# Task brief:
Please repeat only the stretch of records running from the first line through the line that contains "const dayOf = s".

++++ Data extract ++++

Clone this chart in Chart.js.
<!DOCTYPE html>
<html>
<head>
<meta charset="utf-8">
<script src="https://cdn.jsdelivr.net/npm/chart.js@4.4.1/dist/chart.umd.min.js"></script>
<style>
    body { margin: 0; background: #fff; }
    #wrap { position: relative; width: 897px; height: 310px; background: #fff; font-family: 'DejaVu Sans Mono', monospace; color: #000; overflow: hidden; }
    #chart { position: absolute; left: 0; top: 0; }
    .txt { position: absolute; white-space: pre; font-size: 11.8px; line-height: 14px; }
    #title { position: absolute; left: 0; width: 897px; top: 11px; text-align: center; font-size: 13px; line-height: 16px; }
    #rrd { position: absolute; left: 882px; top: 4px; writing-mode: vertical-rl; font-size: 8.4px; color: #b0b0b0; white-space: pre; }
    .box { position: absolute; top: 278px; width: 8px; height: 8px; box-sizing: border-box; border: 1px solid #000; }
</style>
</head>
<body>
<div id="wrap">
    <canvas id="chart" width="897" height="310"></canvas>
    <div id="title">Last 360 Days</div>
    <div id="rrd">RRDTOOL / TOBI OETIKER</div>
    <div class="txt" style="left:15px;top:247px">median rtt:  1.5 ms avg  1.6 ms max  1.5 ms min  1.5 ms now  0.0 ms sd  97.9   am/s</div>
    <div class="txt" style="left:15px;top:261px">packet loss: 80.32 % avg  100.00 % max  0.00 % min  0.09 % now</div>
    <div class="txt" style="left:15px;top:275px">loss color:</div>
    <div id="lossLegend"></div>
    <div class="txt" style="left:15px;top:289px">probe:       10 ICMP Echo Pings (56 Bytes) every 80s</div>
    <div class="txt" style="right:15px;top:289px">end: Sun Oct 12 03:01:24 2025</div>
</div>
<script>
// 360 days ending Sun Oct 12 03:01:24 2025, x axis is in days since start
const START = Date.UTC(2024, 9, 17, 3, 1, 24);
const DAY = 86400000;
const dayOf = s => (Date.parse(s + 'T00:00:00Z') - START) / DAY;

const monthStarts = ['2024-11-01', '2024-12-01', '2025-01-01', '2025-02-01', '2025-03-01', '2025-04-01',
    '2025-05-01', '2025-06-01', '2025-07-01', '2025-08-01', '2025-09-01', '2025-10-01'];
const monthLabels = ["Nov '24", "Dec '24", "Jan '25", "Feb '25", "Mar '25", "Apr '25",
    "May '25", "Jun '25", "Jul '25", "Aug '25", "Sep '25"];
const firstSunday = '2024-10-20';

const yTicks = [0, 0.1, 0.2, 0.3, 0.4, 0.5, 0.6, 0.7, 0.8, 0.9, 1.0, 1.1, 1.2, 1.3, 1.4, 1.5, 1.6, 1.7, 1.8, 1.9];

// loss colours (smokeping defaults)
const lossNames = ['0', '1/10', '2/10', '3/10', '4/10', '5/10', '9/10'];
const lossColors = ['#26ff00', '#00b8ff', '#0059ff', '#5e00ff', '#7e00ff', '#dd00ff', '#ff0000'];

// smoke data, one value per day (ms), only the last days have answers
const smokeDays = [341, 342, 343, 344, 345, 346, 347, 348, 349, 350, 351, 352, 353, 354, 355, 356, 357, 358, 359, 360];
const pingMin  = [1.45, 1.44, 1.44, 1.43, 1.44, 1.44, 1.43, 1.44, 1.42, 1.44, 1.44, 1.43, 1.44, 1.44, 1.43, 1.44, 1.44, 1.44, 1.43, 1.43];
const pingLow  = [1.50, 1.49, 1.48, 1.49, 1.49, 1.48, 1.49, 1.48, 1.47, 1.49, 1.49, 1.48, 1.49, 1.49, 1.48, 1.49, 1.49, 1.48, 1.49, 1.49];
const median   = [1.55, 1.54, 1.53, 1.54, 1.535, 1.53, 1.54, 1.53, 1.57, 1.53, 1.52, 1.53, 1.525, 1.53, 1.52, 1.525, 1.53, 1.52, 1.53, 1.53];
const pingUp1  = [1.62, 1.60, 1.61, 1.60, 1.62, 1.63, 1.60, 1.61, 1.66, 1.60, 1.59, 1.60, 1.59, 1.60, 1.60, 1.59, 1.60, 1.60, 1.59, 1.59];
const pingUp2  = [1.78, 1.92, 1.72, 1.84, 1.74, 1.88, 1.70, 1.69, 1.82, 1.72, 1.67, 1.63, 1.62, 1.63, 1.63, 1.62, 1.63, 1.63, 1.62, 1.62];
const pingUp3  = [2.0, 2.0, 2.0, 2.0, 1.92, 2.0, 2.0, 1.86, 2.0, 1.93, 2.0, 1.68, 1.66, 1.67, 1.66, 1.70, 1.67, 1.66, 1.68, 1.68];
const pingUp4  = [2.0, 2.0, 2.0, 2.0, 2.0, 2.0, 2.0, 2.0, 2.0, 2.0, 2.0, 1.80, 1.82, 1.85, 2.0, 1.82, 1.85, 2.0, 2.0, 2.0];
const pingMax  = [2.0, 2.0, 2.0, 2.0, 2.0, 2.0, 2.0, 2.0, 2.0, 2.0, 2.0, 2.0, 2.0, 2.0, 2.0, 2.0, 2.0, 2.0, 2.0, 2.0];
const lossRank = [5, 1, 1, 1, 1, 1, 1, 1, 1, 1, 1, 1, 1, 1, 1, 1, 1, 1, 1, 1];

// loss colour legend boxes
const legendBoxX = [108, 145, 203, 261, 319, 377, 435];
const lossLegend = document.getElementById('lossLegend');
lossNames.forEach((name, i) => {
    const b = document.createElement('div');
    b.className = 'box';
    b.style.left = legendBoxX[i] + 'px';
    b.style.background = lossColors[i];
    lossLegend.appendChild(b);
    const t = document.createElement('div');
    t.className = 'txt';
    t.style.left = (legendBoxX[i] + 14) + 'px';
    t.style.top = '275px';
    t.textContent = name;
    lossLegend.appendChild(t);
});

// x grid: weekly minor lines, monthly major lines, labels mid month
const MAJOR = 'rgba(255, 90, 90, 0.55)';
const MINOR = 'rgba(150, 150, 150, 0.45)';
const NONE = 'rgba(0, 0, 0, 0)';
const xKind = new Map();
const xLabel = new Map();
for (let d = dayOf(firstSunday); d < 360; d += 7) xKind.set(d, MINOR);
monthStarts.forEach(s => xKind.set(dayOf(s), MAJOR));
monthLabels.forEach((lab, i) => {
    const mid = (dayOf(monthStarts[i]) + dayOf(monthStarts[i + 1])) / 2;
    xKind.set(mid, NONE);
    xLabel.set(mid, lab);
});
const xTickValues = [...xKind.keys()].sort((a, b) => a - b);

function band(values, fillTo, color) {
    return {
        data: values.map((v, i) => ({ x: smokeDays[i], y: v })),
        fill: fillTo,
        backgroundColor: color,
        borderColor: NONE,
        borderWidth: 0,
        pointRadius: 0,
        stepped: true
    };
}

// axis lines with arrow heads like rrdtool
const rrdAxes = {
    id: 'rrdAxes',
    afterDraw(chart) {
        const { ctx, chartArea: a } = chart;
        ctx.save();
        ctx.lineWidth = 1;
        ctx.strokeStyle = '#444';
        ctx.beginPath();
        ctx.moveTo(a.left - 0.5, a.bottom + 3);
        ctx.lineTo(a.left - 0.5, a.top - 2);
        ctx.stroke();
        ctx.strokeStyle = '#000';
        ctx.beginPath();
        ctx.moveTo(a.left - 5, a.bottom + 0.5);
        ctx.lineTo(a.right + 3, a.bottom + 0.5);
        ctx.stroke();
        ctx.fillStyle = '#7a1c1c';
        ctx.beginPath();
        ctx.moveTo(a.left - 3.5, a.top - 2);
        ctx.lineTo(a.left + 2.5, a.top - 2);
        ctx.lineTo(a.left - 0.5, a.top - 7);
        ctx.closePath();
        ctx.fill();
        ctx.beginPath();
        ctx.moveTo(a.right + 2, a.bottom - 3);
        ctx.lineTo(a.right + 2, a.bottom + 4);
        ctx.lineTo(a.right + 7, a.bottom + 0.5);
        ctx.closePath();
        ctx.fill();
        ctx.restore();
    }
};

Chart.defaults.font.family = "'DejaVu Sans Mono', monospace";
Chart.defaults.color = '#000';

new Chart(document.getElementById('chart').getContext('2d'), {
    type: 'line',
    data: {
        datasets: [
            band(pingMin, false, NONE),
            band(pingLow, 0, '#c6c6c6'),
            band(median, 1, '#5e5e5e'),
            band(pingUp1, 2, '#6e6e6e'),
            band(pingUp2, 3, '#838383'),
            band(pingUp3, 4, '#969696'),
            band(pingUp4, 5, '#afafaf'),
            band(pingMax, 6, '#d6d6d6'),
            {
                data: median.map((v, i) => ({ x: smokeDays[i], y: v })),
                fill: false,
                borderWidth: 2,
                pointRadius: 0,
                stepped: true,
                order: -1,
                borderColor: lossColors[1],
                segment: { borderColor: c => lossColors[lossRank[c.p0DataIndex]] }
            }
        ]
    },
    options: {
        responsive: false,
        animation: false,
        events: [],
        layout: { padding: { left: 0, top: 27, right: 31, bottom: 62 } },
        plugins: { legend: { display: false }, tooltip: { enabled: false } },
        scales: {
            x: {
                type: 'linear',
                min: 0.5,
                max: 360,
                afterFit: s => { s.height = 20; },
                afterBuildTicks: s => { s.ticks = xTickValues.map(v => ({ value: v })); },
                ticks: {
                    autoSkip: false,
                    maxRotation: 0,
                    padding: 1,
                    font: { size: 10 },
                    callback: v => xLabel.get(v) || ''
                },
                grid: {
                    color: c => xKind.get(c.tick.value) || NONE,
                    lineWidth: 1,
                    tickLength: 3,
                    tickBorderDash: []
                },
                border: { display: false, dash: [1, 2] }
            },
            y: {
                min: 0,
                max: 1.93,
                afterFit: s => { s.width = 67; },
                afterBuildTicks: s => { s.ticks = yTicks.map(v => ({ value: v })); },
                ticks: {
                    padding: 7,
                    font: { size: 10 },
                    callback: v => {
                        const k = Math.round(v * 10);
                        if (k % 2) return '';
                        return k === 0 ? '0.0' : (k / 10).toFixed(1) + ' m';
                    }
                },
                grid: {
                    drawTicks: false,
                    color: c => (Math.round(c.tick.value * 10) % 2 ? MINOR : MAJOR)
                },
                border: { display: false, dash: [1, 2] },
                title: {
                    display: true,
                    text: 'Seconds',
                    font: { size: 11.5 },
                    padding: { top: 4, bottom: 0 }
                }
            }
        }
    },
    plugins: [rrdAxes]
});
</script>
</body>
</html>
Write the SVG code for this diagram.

++++

# Full answer:
Clone this chart in Chart.js.
<!DOCTYPE html>
<html>
<head>
<meta charset="utf-8">
<script src="https://cdn.jsdelivr.net/npm/chart.js@4.4.1/dist/chart.umd.min.js"></script>
<style>
    body { margin: 0; background: #fff; }
    #wrap { position: relative; width: 897px; height: 310px; background: #fff; font-family: 'DejaVu Sans Mono', monospace; color: #000; overflow: hidden; }
    #chart { position: absolute; left: 0; top: 0; }
    .txt { position: absolute; white-space: pre; font-size: 11.8px; line-height: 14px; }
    #title { position: absolute; left: 0; width: 897px; top: 11px; text-align: center; font-size: 13px; line-height: 16px; }
    #rrd { position: absolute; left: 882px; top: 4px; writing-mode: vertical-rl; font-size: 8.4px; color: #b0b0b0; white-space: pre; }
    .box { position: absolute; top: 278px; width: 8px; height: 8px; box-sizing: border-box; border: 1px solid #000; }
</style>
</head>
<body>
<div id="wrap">
    <canvas id="chart" width="897" height="310"></canvas>
    <div id="title">Last 360 Days</div>
    <div id="rrd">RRDTOOL / TOBI OETIKER</div>
    <div class="txt" style="left:15px;top:247px">median rtt:  1.5 ms avg  1.6 ms max  1.5 ms min  1.5 ms now  0.0 ms sd  97.9   am/s</div>
    <div class="txt" style="left:15px;top:261px">packet loss: 80.32 % avg  100.00 % max  0.00 % min  0.09 % now</div>
    <div class="txt" style="left:15px;top:275px">loss color:</div>
    <div id="lossLegend"></div>
    <div class="txt" style="left:15px;top:289px">probe:       10 ICMP Echo Pings (56 Bytes) every 80s</div>
    <div class="txt" style="right:15px;top:289px">end: Sun Oct 12 03:01:24 2025</div>
</div>
<script>
// 360 days ending Sun Oct 12 03:01:24 2025, x axis is in days since start
const START = Date.UTC(2024, 9, 17, 3, 1, 24);
const DAY = 86400000;
const dayOf = s => (Date.parse(s + 'T00:00:00Z') - START) / DAY;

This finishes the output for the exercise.